Le préjudice causé par le seul usage impropre auquel on destine la chose vendue est donc loin derrière nous et la résolution de la vente n'est pas la seule sanction encourue par le vendeur. L'erreur substantielle sur la chose vendue et l'obligation de délivrance conforme complètent allègrement l'arsenal réparateur, sous l'égide de la résolution ou de la nullité du contrat de vente.

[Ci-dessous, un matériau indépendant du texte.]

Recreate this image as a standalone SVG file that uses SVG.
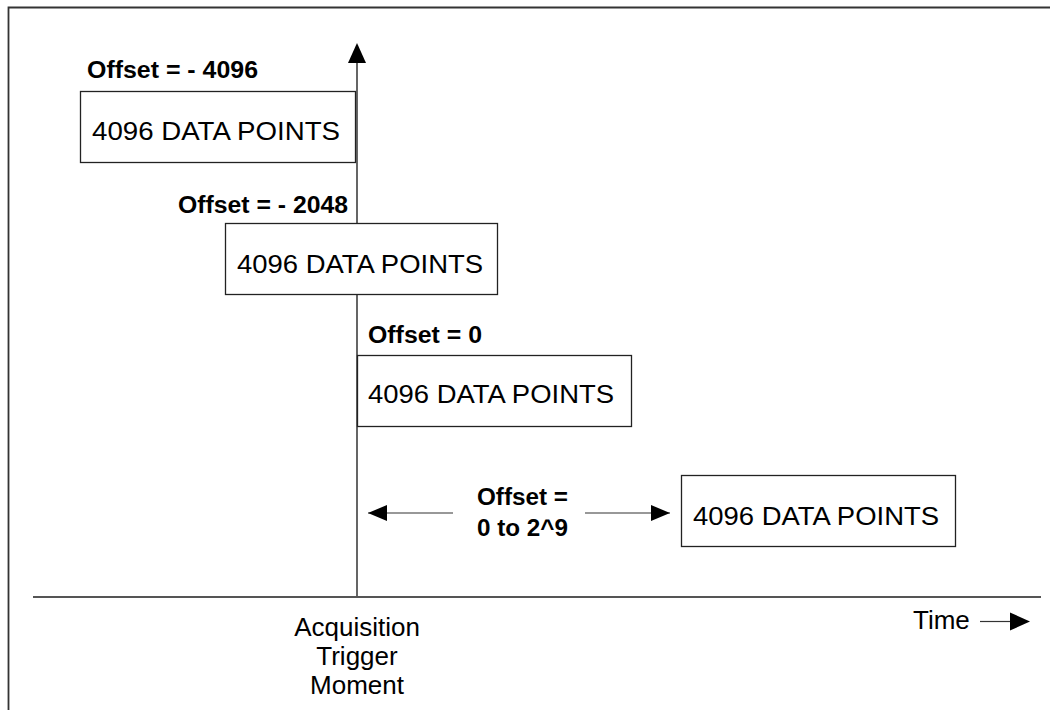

Au travers de ces cinq arrêts, la Cour régulatrice rappelle, au surplus, que si, depuis 1900, il appartient au juge du fond d'apprécier souverainement "l'impropriété" (dans toutes ses acceptations possibles au regard des trois actions réparatrices) de la chose à l'usage auquel elle est en principe destinée, elle contrôle que le juge a qualifié correctement les faits d'où il a déduit que la chose était ou non "défectueuse" (idem).

Mais, une fois le caractère "défectueux" de la chose avéré, il demeure la question du fondement de l'action en réparation, celle de la qualité profane ou professionnelle de l'acquéreur, afin de lui reconnaître "un droit limité à la légèreté", selon la formule des Professeurs Collart, Dutilleul et Delebecque, et celle de la qualité profane ou professionnelle du vendeur lui-même... La graduation emporte inexorablement son lot de subtilités.


* Que le lecteur pardonne l'évocation fortuite du Secrétaire national à la Défense américaine de Kennedy, à l'heure de "l'Obamania".